Voltei de Nova York com mais esperança do que imaginava. A Semana do Clima (Climate Week) deste ano surpreendeu em dois aspectos: pela intensidade dos eventos, que mantiveram alta temperatura apesar do contexto geopolítico adverso, e pela consistência de uma narrativa que coloca o Brasil no centro das soluções globais para a crise climática – de forma benéfica para o mundo e para nós mesmos.
Para quem não sabe a Climate Week acontece em paralelo à Assembleia Geral das Nações Unidas. Este ano, ocorreu na semana de 22 a 26 de setembro. Em Nova York, coração financeiro global e polo de disseminação de conhecimento e iniciativas corporativas, a Climate Week é um termômetro da disposição das empresas e investidores para moverem as ações globais para mitigação e adaptação diante das mudanças climáticas. Também funciona como ponto de troca privilegiado entre organizações ambientais e instituições de pesquisa.
O motivo principal da minha viagem foi o seminário Climate Crossroads, organizado por nós, do Mundo Que Queremos, em parceria com a New York University (NYU) e a ECCON Soluções Ambientais. O evento contou com o apoio da Ação da Cidadania, Citrosuco, Coalizão Brasil Clima, Florestas e Agricultura, Instituto Arapyaú, Instituto Clima e Sociedade, Pragma Soluções Sustentáveis, S2F Partners e Vale. E sobretudo uma participação empolgante dos alunos de graduação e pós da NYU. Durante um dia inteiro, especialistas, representantes de empresas e governos debateram oportunidades concretas para enfrentar a crise climática, com foco em agricultura regenerativa, sistemas alimentares resilientes e regeneração florestal produtiva. Ideias que não apenas reduzem emissões, mas também geram emprego, renda e atraem investimentos para o Brasil. Além disso, pude acompanhar outros encontros realizados por organizações parceiras ao longo da semana.

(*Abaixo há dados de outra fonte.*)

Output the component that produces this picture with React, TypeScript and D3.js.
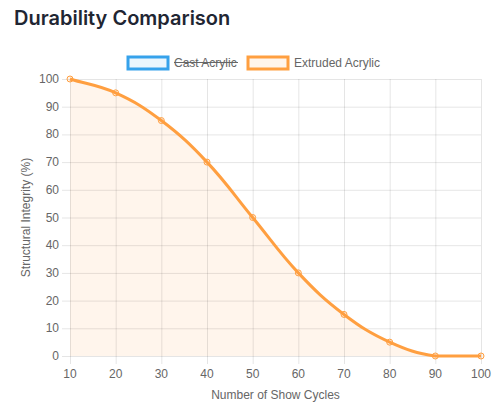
import React from "react";
import * as d3 from "d3";

const cycles = [10, 20, 30, 40, 50, 60, 70, 80, 90, 100];
const extruded = [100, 95, 85, 70, 50, 30, 15, 5, 0, 0];
const yTicks = [0, 10, 20, 30, 40, 50, 60, 70, 80, 90, 100];
const legendItems = [
  { label: "Cast Acrylic", color: "#36A2EB", fill: "rgba(54,162,235,0.1)", hidden: true },
  { label: "Extruded Acrylic", color: "#FF9F40", fill: "rgba(255,159,64,0.1)", hidden: false },
];

const W = 498;
const H = 411;
const left = 70;
const right = 481;
const top = 79;
const bottom = 356;
const FONT = "'Liberation Sans', Arial, Helvetica, sans-serif";
const GRID = "rgba(0,0,0,0.1)";

function splinePath(pts: [number, number][], tension: number, close?: boolean) {
  const p = d3.path();
  const n = pts.length;
  const cps: { p: [number, number]; n: [number, number] }[] = pts.map((cur, i) => {
    const prev = pts[Math.max(0, i - 1)];
    const next = pts[Math.min(n - 1, i + 1)];
    const d01 = Math.hypot(cur[0] - prev[0], cur[1] - prev[1]);
    const d12 = Math.hypot(next[0] - cur[0], next[1] - cur[1]);
    let s01 = d01 / (d01 + d12);
    let s12 = d12 / (d01 + d12);
    s01 = isNaN(s01) ? 0 : s01;
    s12 = isNaN(s12) ? 0 : s12;
    const fa = tension * s01;
    const fb = tension * s12;
    const cap = (v: number, lo: number, hi: number) => Math.max(lo, Math.min(hi, v));
    return {
      p: [cap(cur[0] - fa * (next[0] - prev[0]), left, right), cap(cur[1] - fa * (next[1] - prev[1]), top, bottom)],
      n: [cap(cur[0] + fb * (next[0] - prev[0]), left, right), cap(cur[1] + fb * (next[1] - prev[1]), top, bottom)],
    };
  });
  p.moveTo(pts[0][0], pts[0][1]);
  for (let i = 1; i < n; i++) {
    p.bezierCurveTo(cps[i - 1].n[0], cps[i - 1].n[1], cps[i].p[0], cps[i].p[1], pts[i][0], pts[i][1]);
  }
  if (close) {
    p.lineTo(pts[n - 1][0], bottom);
    p.lineTo(pts[0][0], bottom);
    p.closePath();
  }
  return p.toString();
}

export default function App() {
  const x = d3.scalePoint<number>().domain(cycles).range([left, right]);
  const y = d3.scaleLinear().domain([0, 100]).range([bottom, top]);
  const pts: [number, number][] = cycles.map((c, i) => [x(c) as number, y(extruded[i])]);
  const line = splinePath(pts, 0.4);
  const area = splinePath(pts, 0.4, true);

  let lx = 128;
  const legendLayout = legendItems.map((it) => {
    const w = it.label === "Cast Acrylic" ? 64 : 86;
    const pos = { ...it, x: lx, w };
    lx += 40 + 6 + w + 10;
    return pos;
  });

  return (
    <svg width={W} height={H} style={{ position: "absolute", left: 0, top: 0 }}>
      <rect width={W} height={H} fill="#fff" />
      <text x={14} y={25} fontFamily="Inter, 'Noto Sans', sans-serif" fontWeight={600} fontSize={20} fill="#1f2633">
        Durability Comparison
      </text>

      {legendLayout.map((it) => (
        <g key={it.label}>
          <rect x={it.x} y={57} width={40} height={12} fill={it.fill} stroke={it.color} strokeWidth={3} />
          <text x={it.x + 46} y={67} fontFamily={FONT} fontSize={12} fill="#666">
            {it.label}
          </text>
          {it.hidden && <line x1={it.x + 46} x2={it.x + 46 + it.w} y1={62.5} y2={62.5} stroke="#666" strokeWidth={1.2} />}
        </g>
      ))}

      <path d={area} fill="rgba(255,159,64,0.1)" />

      {yTicks.map((t) => (
        <g key={t}>
          <line x1={left - 8} x2={right} y1={y(t) + 0.5} y2={y(t) + 0.5} stroke={GRID} />
          <text x={59} y={y(t) + 4} textAnchor="end" fontFamily={FONT} fontSize={12} fill="#666">
            {t}
          </text>
        </g>
      ))}
      {cycles.map((c) => (
        <g key={c}>
          <line x1={(x(c) as number) + 0.5} x2={(x(c) as number) + 0.5} y1={top} y2={bottom + 8} stroke={GRID} />
          <text x={x(c) as number} y={378} textAnchor="middle" fontFamily={FONT} fontSize={12} fill="#666">
            {c}
          </text>
        </g>
      ))}

      <path d={line} fill="none" stroke="#FF9F40" strokeWidth={3} />
      {pts.map((p, i) => (
        <circle key={i} cx={p[0]} cy={p[1]} r={3} fill="rgba(255,159,64,0.1)" stroke="#FF9F40" strokeWidth={1} />
      ))}

      <text x={(left + right) / 2} y={399} textAnchor="middle" fontFamily={FONT} fontSize={12} fill="#666">
        Number of Show Cycles
      </text>
      <text
        transform={`translate(30, ${(top + bottom) / 2}) rotate(-90)`}
        textAnchor="middle"
        fontFamily={FONT}
        fontSize={12}
        fill="#666"
      >
        Structural Integrity (%)
      </text>
    </svg>
  );
}
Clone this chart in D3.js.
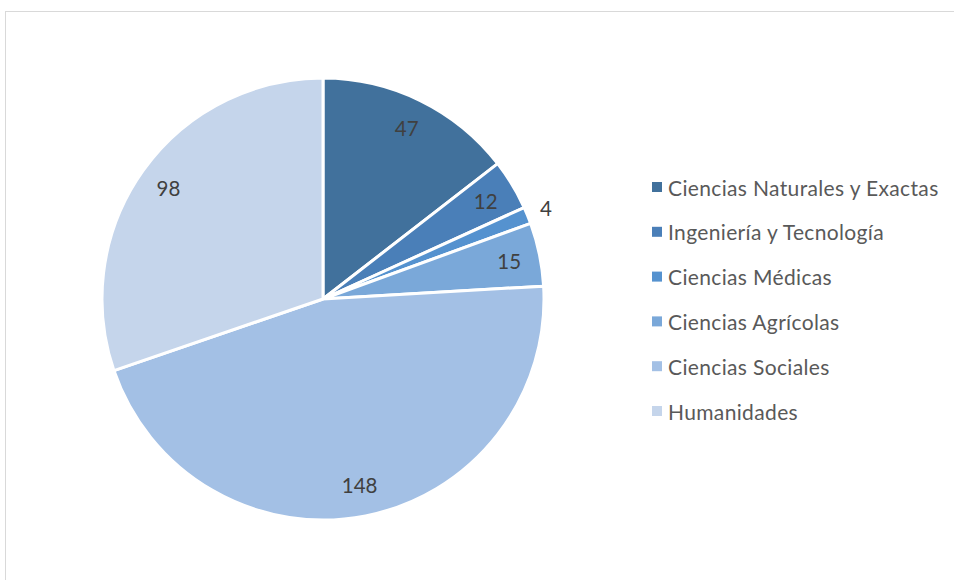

Havia quem temesse um arrefecimento do engajamento climático global, diante do recuo de compromissos por parte de governos e empresas. Mas em Nova York ficou claro que a transição para uma economia de baixas emissões é inevitável. Pressões de investidores, consumidores e reguladores já consolidaram compromissos que não voltam atrás. Mais ainda: os impactos das mudanças climáticas já estão aqui, e isso trouxe à tona a pauta da adaptação – preparar cidades, infraestrutura e, sobretudo, a agricultura para novos regimes de chuvas, secas e eventos extremos.
E é justamente nesse ponto que entra a segunda constatação: o Brasil tem uma oportunidade única. Somos grandes produtores e exportadores de alimentos e energia, e podemos liderar a transição para práticas inovadoras de agricultura regenerativa. Isso significa envolver pequenos e grandes produtores em sistemas que restauram serviços ecossistêmicos: melhorar a qualidade da água, conservar nascentes, manter chuvas, aumentar a biodiversidade e recuperar vegetação nativa e florestal. Com ganhos de produtividade e valorização de mercado, essas práticas aumentam a resiliência dos agricultores diante das intempéries.
Outra oportunidade evidente é a regeneração florestal. Estimativas apontam até 80 milhões de hectares disponíveis para recuperação na Amazônia. Seja por regeneração passiva, protegendo áreas contra incêndios, seja por regeneração ativa, com plantio de mudas e engajamento de mão de obra local, o Brasil pode gerar empregos de qualidade em regiões de baixa alternativa econômica. Ao mesmo tempo, contribui para atender a urgência global de capturar carbono por meio da fotossíntese em florestas tropicais – um complemento indispensável à redução de emissões por energias limpas e transportes sustentáveis.
Essa visão foi recorrente em diversos painéis e encontros durante a Climate Week, inclusive entre investidores americanos. O Brasil tem diante de si não apenas um dever ambiental, mas uma chance estratégica de se afirmar como protagonista de uma nova economia climática. Como foi apresentado de forma bem direta pelo americano Bruno Laskowsky, partner and Managing Director da Yvy Capital, um fundo especializado na transição verde. “O Brasil tem oportunidade de usar carbono como um dos principais itens da balança comercial”, afirmou em um dos painéis do seminário Climate Crossroads. “Os caras aqui nos Estados Unidos entenderam que Brasil é um key actor para investimentos em crédito e florestas. Creio que os brasileiros saberão enxergar também essa oportunidade.”
Alguns empresários da Amazônia já perceberam. “Só é preciso estabelecer um preço para o carbono florestal e tornar esse mecanismo disponível para os empreendedores locais”, afirmou também no Climate Crossroads o amazonense Denis Minev, presidente da Bemol, maior rede varejista da região. “É a maior oportunidade econômica da minha geração”, resume.